Your Estate Plans for Your Business: What to Do Now
February 1, 2011
In light of the Tax Relief, Unemployment Insurance Reauthorization, and Job Creation Act ("Tax Relief Act"), which was signed into law on December 17, 2010, small business owners should review their estate plans now to protect their families and the existence of their businesses.
The good news
The Tax Relief Act reinstated the estate tax through 2012 with favorable new rules. Each person now has an exemption amount of $5 million (it had been $3.5 million in 2009). For married couples, the unused exemption amount in the estate of the first spouse to die is "portable," which means it can be used by the surviving spouse's estate. The full marital deduction, charitable contribution deduction, and the deduction for administrative expenses continue to apply.
The top rate is only 35% (it had been 45% in 2009). This is the same maximum tax rate applied for income tax purposes to individuals and corporations.
The bad news
These favorable estate tax rules run only through 2012. After that year, the estate tax rules are set to revert to the rules that had applied prior to the Bush-era tax cuts. The exemption amount would be $1 million and the top estate tax rate would be 55%.
Of course, it is entirely possible that the current rules will be extended, or that other changes will be made before 2013, but what those changes will be remains uncertain. There are still many who want the estate tax repealed entirely.
What to do
Many business owners have estates that are greater than the exemption amount. In order to ensure that some or all of the business does not have to be liquidated in order to pay the estate tax, planning should be undertaken at this time.
Here are some suggestions about what to do:
- Work with a knowledgeable estate planner. It goes without saving that good advice can save you and your family a lot of taxes. You'll need a professional who can help craft a flexible plan that can take advantage of current favorable rules (in case of death before 2013) while still providing tax-saving relief after 2012, whatever the estate tax rules may be at that time. If you already have an estate plan in place, it may be necessary or desirable to make changes at this time.

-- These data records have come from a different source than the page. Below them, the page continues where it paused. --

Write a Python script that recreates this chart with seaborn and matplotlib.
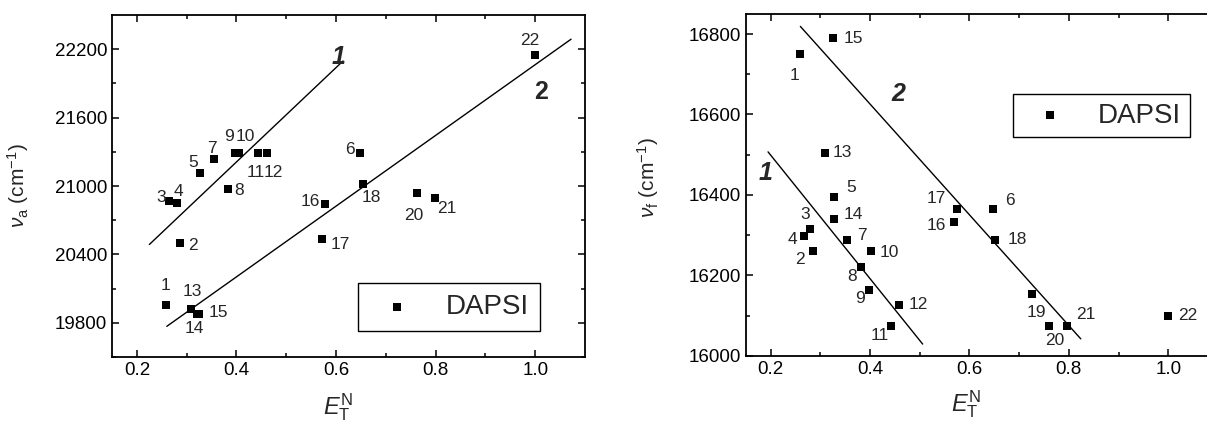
import seaborn as sns
import matplotlib.pyplot as plt
import numpy as np

# data: solvent number, E_T^N, absorption / fluorescence maxima
labels_a = ['1', '2', '3', '4', '5', '6', '7', '8', '9', '10', '11',
            '12', '13', '14', '15', '16', '17', '18', '20', '21', '22']
et_a = [0.258, 0.287, 0.265, 0.28, 0.327, 0.648, 0.354, 0.383, 0.398, 0.405, 0.444,
        0.462, 0.308, 0.32, 0.325, 0.577, 0.572, 0.655, 0.762, 0.799, 1.0]
nu_a = [19957, 20500, 20867, 20847, 21110, 21292, 21240, 20976, 21286, 21286, 21286,
        21286, 19921, 19877, 19877, 20844, 20539, 21020, 20935, 20891, 22147]

labels_f = ['1', '2', '3', '4', '5', '6', '7', '8', '9', '10', '11',
            '12', '13', '14', '15', '16', '17', '18', '19', '20', '21', '22']
et_f = [0.26, 0.286, 0.28, 0.268, 0.327, 0.647, 0.354, 0.382, 0.399, 0.403, 0.442,
        0.459, 0.309, 0.327, 0.325, 0.569, 0.576, 0.652, 0.725, 0.76, 0.797, 1.0]
nu_f = [16750, 16260, 16314, 16297, 16395, 16366, 16287, 16220, 16164, 16260, 16074,
        16127, 16505, 16341, 16790, 16332, 16366, 16287, 16153, 16075, 16075, 16100]

# fitted lines (end points)
fit_a1_x = [0.225, 0.614]
fit_a1_y = [20487, 22097]
fit_a2_x = [0.26, 1.072]
fit_a2_y = [19769, 22288]
fit_f1_x = [0.195, 0.506]
fit_f1_y = [16507, 16029]
fit_f2_x = [0.26, 0.824]
fit_f2_y = [16819, 16042]

# label offsets in pixels (dx, dy)
off_a = [(0, 19), (13, -2), (-8, 4), (2, 12), (-7, 11), (-10, 3), (-2, 10), (11, -2),
         (-6, 17), (6, 17), (-3, -19), (6, -19), (2, 18), (-2, -14), (19, 2),
         (-14, 2), (18, -6), (8, -14), (-3, -22), (12, -10), (-5, 15)]
off_f = [(-6, -21), (-13, -8), (-5, 15), (-12, -3), (17, 9), (17, 8), (15, 5), (-9, -9),
         (-9, -9), (18, -1), (-11, -10), (19, 0), (18, 0), (20, 4), (21, 0),
         (-18, -3), (-21, 10), (22, 1), (5, -18), (6, -15), (18, 11), (19, 0)]

sns.set_style("ticks")
plt.rcParams['font.family'] = ['Liberation Sans', 'DejaVu Sans']
plt.rcParams['mathtext.fontset'] = 'custom'
plt.rcParams['mathtext.rm'] = 'Liberation Sans'
plt.rcParams['mathtext.it'] = 'Liberation Sans:italic'
plt.rcParams['mathtext.bf'] = 'Liberation Sans:bold'

fig = plt.figure(figsize=(12.07, 4.23), dpi=100)
ax1 = fig.add_axes([0.0928, 0.156, 0.3919, 0.8085])
ax2 = fig.add_axes([0.6178, 0.159, 0.3913, 0.808])


def style_axis(ax):
    for s in ax.spines.values():
        s.set_linewidth(1.3)
        s.set_color('black')
    ax.tick_params(which='both', direction='in', top=True, right=True,
                   width=1.1, colors='black', labelsize=13.5)
    ax.tick_params(which='major', length=5)
    ax.tick_params(which='minor', length=3)
    ax.set_xticks([0.2, 0.4, 0.6, 0.8, 1.0])
    ax.set_xticks(np.arange(0.3, 1.1, 0.2), minor=True)
    ax.set_xticklabels(['0.2', '0.4', '0.6', '0.8', '1.0'])
    ax.set_xlim(0.15, 1.1)


def put_labels(ax, xs, ys, names, offs):
    for x, y, t, (dx, dy) in zip(xs, ys, names, offs):
        ax.annotate(t, (x, y), xytext=(dx, dy), textcoords='offset pixels',
                    ha='center', va='center', fontsize=12.5)


# left: absorption
sns.scatterplot(x=et_a, y=nu_a, marker='s', color='black', edgecolor='black',
                s=33, linewidth=0, ax=ax1, label='DAPSI', zorder=3)
ax1.plot(fit_a1_x, fit_a1_y, color='black', lw=1)
ax1.plot(fit_a2_x, fit_a2_y, color='black', lw=1)
put_labels(ax1, et_a, nu_a, labels_a, off_a)
style_axis(ax1)
ax1.set_ylim(19500, 22500)
ax1.set_yticks([19800, 20400, 21000, 21600, 22200])
ax1.set_yticks(np.arange(19500, 22500, 300), minor=True)
ax1.text(0.605, 22130, '1', fontsize=18, fontweight='bold', style='italic', ha='center', va='center')
ax1.text(1.012, 21822, '2', fontsize=18, fontweight='bold', ha='center', va='center')
ax1.set_ylabel(r'$\nu_{\mathrm{a}}$ (cm$^{-1}$)', fontsize=15)
ax1.yaxis.set_label_coords(-0.172, 0.5)
ax1.set_xlabel(r'$E_{\mathrm{T}}^{\mathrm{N}}$', fontsize=17)
ax1.xaxis.set_label_coords(0.478, -0.148)
ax1.xaxis.label.set_va('center')
leg1 = ax1.legend(loc='lower left', bbox_to_anchor=(0.52, 0.076), fontsize=20,
                  frameon=True, fancybox=False, edgecolor='black', framealpha=1,
                  handlelength=2.0, handletextpad=0.75, borderpad=0.4, borderaxespad=0)
leg1.get_frame().set_linewidth(1)

# right: fluorescence
sns.scatterplot(x=et_f, y=nu_f, marker='s', color='black', edgecolor='black',
                s=33, linewidth=0, ax=ax2, label='DAPSI', zorder=3)
ax2.plot(fit_f1_x, fit_f1_y, color='black', lw=1)
ax2.plot(fit_f2_x, fit_f2_y, color='black', lw=1)
put_labels(ax2, et_f, nu_f, labels_f, off_f)
style_axis(ax2)
ax2.set_ylim(16000, 16850)
ax2.set_yticks([16000, 16200, 16400, 16600, 16800])
ax2.set_yticks(np.arange(16100, 16900, 200), minor=True)
ax2.text(0.19, 16455, '1', fontsize=18, fontweight='bold', style='italic', ha='center', va='center')
ax2.text(0.458, 16650, '2', fontsize=18, fontweight='bold', style='italic', ha='center', va='center')
ax2.set_ylabel(r'$\nu_{\mathrm{f}}$ (cm$^{-1}$)', fontsize=15)
ax2.yaxis.set_label_coords(-0.18, 0.52)
ax2.set_xlabel(r'$E_{\mathrm{T}}^{\mathrm{N}}$', fontsize=17)
ax2.xaxis.set_label_coords(0.466, -0.142)
ax2.xaxis.label.set_va('center')
leg2 = ax2.legend(loc='lower left', bbox_to_anchor=(0.567, 0.64), fontsize=20,
                  frameon=True, fancybox=False, edgecolor='black', framealpha=1,
                  handlelength=2.0, handletextpad=0.75, borderpad=0.3, borderaxespad=0)
leg2.get_frame().set_linewidth(1)

fig.savefig('out.png', dpi=100)
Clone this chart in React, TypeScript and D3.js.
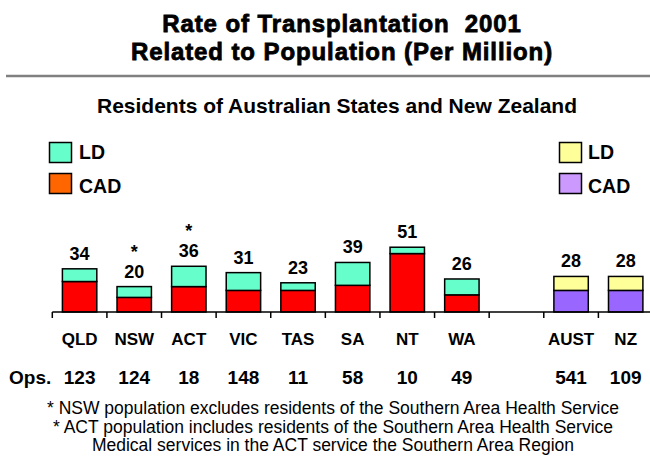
import React from "react";
import * as d3 from "d3";

const categories = ["QLD", "NSW", "ACT", "VIC", "TAS", "SA", "NT", "WA", "", "AUST", "NZ"];
const cadValues = [24, 11.5, 20, 17, 17, 21, 46, 13.5, null, 17, 17];
const ldValues = [10, 8.5, 16, 14, 6, 18, 5, 12.5, null, 11, 11];
const totals = [34, 20, 36, 31, 23, 39, 51, 26, null, 28, 28];
const ops = [123, 124, 18, 148, 11, 58, 10, 49, null, 541, 109];
const starred = ["NSW", "ACT"];
const nationalGroup = ["AUST", "NZ"];
const footnotes = [
  "* NSW population excludes residents of the Southern Area Health Service",
  "* ACT population includes residents of the Southern Area Health Service",
  "Medical services in the ACT service the Southern Area Region",
];

const FONT = "'Liberation Sans', Arial, Helvetica, sans-serif";

export default function App() {
  const W = 650, H = 456;
  const baseY = 312;
  const x = d3.scaleBand<string>()
    .domain(categories.map((c, i) => c || `gap${i}`))
    .range([52.3, 653])
    .paddingInner(0.37)
    .paddingOuter(0.185);
  const y = d3.scaleLinear().domain([0, 100]).range([baseY, 185]);
  const step = x.step();
  const x0 = 52.3;

  const colors = (cat: string) =>
    nationalGroup.includes(cat)
      ? { cad: "#9966FF", ld: "#FFFF99" }
      : { cad: "#FF0000", ld: "#66FFCC" };

  const titleStyle = { whiteSpace: "pre" as const, letterSpacing: "0.9px" };

  return (
    <svg width={W} height={H} style={{ position: "absolute", left: 0, top: 0, background: "#fff" }} fontFamily={FONT}>
      <rect width={W} height={H} fill="#fff" />
      <text x={342} y={32} textAnchor="middle" fontSize={24} fontWeight={900} stroke="#000" strokeWidth={0.8} style={titleStyle}>Rate of Transplantation  2001</text>
      <text x={342} y={60} textAnchor="middle" fontSize={24} fontWeight={900} stroke="#000" strokeWidth={0.8} style={titleStyle}>Related to Population (Per Million)</text>
      <line x1={6} x2={650} y1={76} y2={76} stroke="#808080" strokeWidth={2.5} />
      <text x={337} y={112.5} textAnchor="middle" fontSize={21} fontWeight="bold">Residents of Australian States and New Zealand</text>

      {/* Legends */}
      <rect x={49.5} y={142.5} width={22} height={20} fill="#66FFCC" stroke="#000" strokeWidth={1.5} />
      <text x={79} y={159} fontSize={19.5} fontWeight="bold">LD</text>
      <rect x={49.5} y={173.5} width={22} height={20} fill="#FF6600" stroke="#000" strokeWidth={1.5} />
      <text x={79} y={192.5} fontSize={19.5} fontWeight="bold">CAD</text>
      <rect x={559.5} y={142.5} width={22} height={20} fill="#FFFF99" stroke="#000" strokeWidth={1.5} />
      <text x={588} y={159} fontSize={19.5} fontWeight="bold">LD</text>
      <rect x={559.5} y={173.5} width={22} height={20} fill="#CC99FF" stroke="#000" strokeWidth={1.5} />
      <text x={588} y={192.5} fontSize={19.5} fontWeight="bold">CAD</text>

      {/* Bars */}
      {categories.map((cat, i) => {
        const cad = cadValues[i];
        const ld = ldValues[i];
        if (cad == null || ld == null) return null;
        const key = cat || `gap${i}`;
        const bx = x(key)!;
        const bw = x.bandwidth();
        const c = colors(cat);
        const topY = y(cad + ld);
        const midY = y(cad);
        const cx = bx + bw / 2;
        return (
          <g key={key}>
            <rect x={bx} y={midY} width={bw} height={baseY - midY} fill={c.cad} stroke="#000" strokeWidth={1.5} />
            <rect x={bx} y={topY} width={bw} height={midY - topY} fill={c.ld} stroke="#000" strokeWidth={1.5} />
            <text x={cx} y={topY - 9} textAnchor="middle" fontSize={18} fontWeight="bold">{totals[i]}</text>
            {starred.includes(cat) && (
              <text x={cx} y={topY - 29} textAnchor="middle" fontSize={18} fontWeight="bold">*</text>
            )}
          </g>
        );
      })}

      {/* Axis */}
      <line x1={x0} x2={650} y1={baseY} y2={baseY} stroke="#000" strokeWidth={1.5} />
      {d3.range(categories.length).map((i) => (
        <line key={i} x1={x0 + i * step} x2={x0 + i * step} y1={baseY} y2={baseY + 6} stroke="#000" strokeWidth={1.5} />
      ))}

      {categories.map((cat, i) => {
        if (!cat) return null;
        const cx = x(cat)! + x.bandwidth() / 2;
        return (
          <g key={`lbl${i}`}>
            <text x={cx} y={345} textAnchor="middle" fontSize={17} fontWeight="bold">{cat}</text>
            <text x={cx} y={383.5} textAnchor="middle" fontSize={19} fontWeight="bold">{ops[i]}</text>
          </g>
        );
      })}
      <text x={9} y={383.5} fontSize={19} fontWeight="bold">Ops.</text>

      {footnotes.map((f, i) => (
        <text key={i} x={333} y={414 + i * 18.5} textAnchor="middle" fontSize={17.5}>{f}</text>
      ))}
    </svg>
  );
}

- Give interests in your business to family members. If you want your business to remain within the family, consider making gifts annually of small interests in your business. Because you retain control, the valuation of the interests can be discounted because the recipients only have minority interests, effectively allowing for more shares in a corporation (or a larger interest in a partnership or LLC) to be transferred free of gift taxes each year. There may be other valuation discounts applicable, such as those for lack of marketability. You can transfer up to $13,000 to each person you want ($26,000 if you are married and your spouse consents to the gift). Note: There had been proposals to restrict valuation discounts, but they were not included in the final version of the Tax Relief Act and are still allowed.
- Factor in state death taxes. Even if you estimate that your estate is below any federal estate tax levels, your family may still face state death taxes. About half of states have no death taxes (but this could change because of budgetary concerns). The others have varying rules on how much can be transferred tax free, and this limit may be well below the federal exemption amount.